Through three nights at the GOP convention, the word “abortion” didn’t appear to have been uttered once onstage. That’s compared with 18 times in a single night of the 2020 convention, according to a transcript.

While Trump has hailed the Supreme Court for overturning Roe v. Wade and allowing states to decide the issue — an outcome he often falsely claims virtually “everyone” desired — speakers aren’t even promoting that talking point. Roe hasn’t come up.

There have been passing references to the issue. But that comes with a strong emphasis on “passing.”

A Catholic archbishop opened Monday’s events with a prayer citing “the dignity of every life from conception to natural death.” But since then, nothing abortion-related has approached a real point of emphasis. Trump adviser Peter Navarro cited supposed government persecution of “pro-life activists,” while fellow Trump adviser Kellyanne Conway briefly cited “protecting life” in a list of priorities, not even pausing before mentioning the next one.

Sens. Marco Rubio (R-Fla.) and J.D. Vance (R-Ohio), the GOP’s new vice-presidential nominee, are among the most antiabortion members of that chamber. Rubio has said he supports no abortion exceptions, while Vance has said he wants to make abortion illegal nationally, with some exceptions. But neither mentioned the issue.

(Rubio did open by mentioning that the “life of every living thing and the breath of all mankind is in the hands of God,” but it was more a reference to the assassination attempt on Trump this past weekend.)
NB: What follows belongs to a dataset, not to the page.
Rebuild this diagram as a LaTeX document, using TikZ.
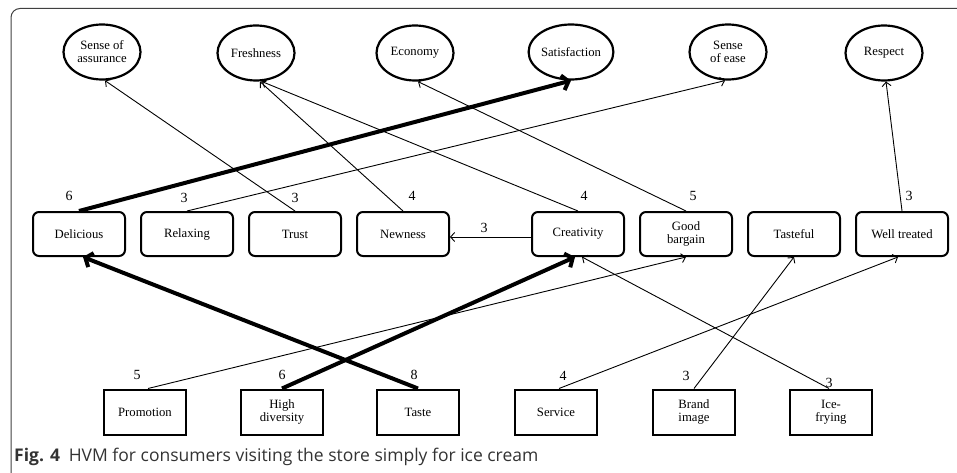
\documentclass[tikz,border=0pt]{standalone}
\usepackage{fontspec}
\setmainfont{Liberation Serif}
\newfontfamily\capfont{Open Sans}
\usepackage{tikz}
\usetikzlibrary{arrows.meta,shapes.geometric,positioning}

\begin{document}
\begin{tikzpicture}[
  x=1pt, y=-1pt,
  every node/.style = {align=center,
    font=\fontsize{12.7}{13}\selectfont},
  value/.style = {ellipse, draw, line width=2.2pt,
    minimum width=77pt, minimum height=55pt, inner sep=0pt},
  conseq/.style = {draw, rounded corners=6pt, line width=2pt,
    minimum width=92pt, minimum height=44pt, inner sep=0pt},
  attr/.style = {draw, line width=2pt,
    minimum width=82pt, minimum height=45pt, inner sep=0pt},
  link/.style = {-{Straight Barb[length=4pt,width=9pt]}, line width=0.9pt},
  strong/.style = {-{Straight Barb[length=6pt,width=15pt]}, line width=4pt},
  cnt/.style = {font=\fontsize{14}{14}\selectfont, inner sep=0pt}]
  \useasboundingbox (0,0) rectangle (957,473);

  % frame and caption
  \draw[black!75, line width=1pt, rounded corners=9pt]
    (957,8.5) -- (11,8.5) -- (11,473);
  \node[anchor=base west, inner sep=0pt, text=black!80,
    font=\capfont\fontsize{17.5}{17.5}\selectfont] (cap) at (14,461)
    {\textbf{Fig. 4}\enspace HVM for consumers visiting the store simply for ice cream};

  % values
  \node[value] (assur) at (102,52) {Sense of\\assurance};
  \node[value] (fresh) at (256,53) {Freshness};
  \node[value] (econ)  at (415,53) {Economy};
  \node[value] (satis) at (571,52) {Satisfaction};
  \node[value] (ease)  at (728,52) {Sense\\of ease};
  \node[value] (resp)  at (884,53) {Respect};

  % consequences
  \node[conseq] (del)  at (79,234)  {Delicious};
  \node[conseq] (relax) at (187,234) {Relaxing};
  \node[conseq] (trust) at (295,234) {Trust};
  \node[conseq] (new)  at (403,234) {Newness};
  \node[conseq] (cre)  at (578,234) {Creativity};
  \node[conseq] (barg) at (686,234) {Good\\bargain};
  \node[conseq] (tasty) at (794,234) {Tasteful};
  \node[conseq] (well) at (902,234) {Well treated};

  % attributes
  \node[attr] (promo) at (145,412) {Promotion};
  \node[attr] (div)   at (282,412) {High\\diversity};
  \node[attr] (taste) at (418,412) {Taste};
  \node[attr] (serv)  at (556,412) {Service};
  \node[attr] (brand) at (694,412) {Brand\\image};
  \node[attr] (ice)   at (831,412) {Ice-\\frying};

  % counts
  \node[cnt, above=10pt of del, xshift=-10pt] (n-del) {6};
  \node[cnt, above=8pt of relax, xshift=-3pt] (n-relax) {3};
  \node[cnt, above=8pt of trust] (n-trust) {3};
  \node[cnt, above=10pt of new, xshift=9pt] (n-new) {4};
  \node[cnt, above=10pt of cre, xshift=6pt] (n-cre) {4};
  \node[cnt, above=10pt of barg, xshift=7pt] (n-barg) {5};
  \node[cnt, above=10pt of well, xshift=7pt] (n-well) {3};
  \node[cnt, above=9pt of promo, xshift=-8pt] (n-promo) {5};
  \node[cnt, above=9pt of div] (n-div) {6};
  \node[cnt, above=9pt of taste, xshift=-4pt] (n-taste) {8};
  \node[cnt, above=8pt of serv, xshift=7pt] (n-serv) {4};
  \node[cnt, above=8pt of brand, xshift=-8pt] (n-brand) {3};
  \node[cnt, above=1pt of ice, xshift=-2pt] (n-ice) {3};

  % ladders
  \draw[strong] (del.north) -- (satis.south);
  \draw[link] (relax.north) -- ([xshift=-3pt]ease.south);
  \draw[link] (trust.north) -- ([xshift=3pt]assur.south);
  \draw[link] (new.north) -- ([xshift=4pt]fresh.south);
  \draw[link] (cre.north) -- ([xshift=6pt]fresh.south);
  \draw[link] (barg.north) -- ([xshift=3pt]econ.south);
  \draw[link] (well.north) -- ([xshift=2pt]resp.south);
  \draw[link] ([yshift=-3pt]cre.west) -- node[cnt, pos=0.58, above=4pt] (n-link) {3} ([yshift=-3pt]new.east);
  \draw[strong] (taste.north) -- ([xshift=4pt]del.south);
  \draw[strong] (div.north) -- ([xshift=-3pt]cre.south);
  \draw[link] ([xshift=3pt]promo.north) -- (barg.south);
  \draw[link] ([xshift=3pt]serv.north) -- ([xshift=-4pt]well.south);
  \draw[link] (brand.north) -- (tasty.south);
  \draw[link] ([xshift=-2pt]ice.north) -- ([xshift=4pt]cre.south);
\end{tikzpicture}
\end{document}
Another, possibly even more surprising, absence has been any real emphasis or mention of gun rights, in the days since that assassination attempt.

Vance in his speech earned roars from the crowd for mentioning how, upon his grandmother’s death two decades ago, “we found 19 loaded handguns” among her possessions. But despite that crowd-pleaser of a line, almost no speakers have approvingly mentioned guns or even merely protecting the Second Amendment.

Florida Gov. Ron DeSantis (R) briefly claimed Tuesday night that Democrats want to “eliminate Second Amendment rights” — again, as part of a laundry list of issues — but that’s about it.

When guns have come up, it has more often been in the context of crime, such as Sen. Tim Scott (R-S.C.) mentioning how the “devil came to Pennsylvania holding a rifle” to shoot at Trump.

A final conspicuous absence has been the name of the man who, before Trump at least, defined the Republican Party more than any other: Ronald Reagan.

Reagan got three mentions Monday, the convention’s first night, but only one identifying the party with Reagan. Scott said, “We are the Republican Party of Frederick Douglass and of Abraham Lincoln, of Ronald Reagan and Donald Trump.”

Reagan wasn’t mentioned again until Thursday night, when the convention played a brief video featuring his voice.

The video played up not Reagan’s muscular foreign policy or his iconic status in the party, but rather his famous question asking voters whether they were better off now than they were four years ago.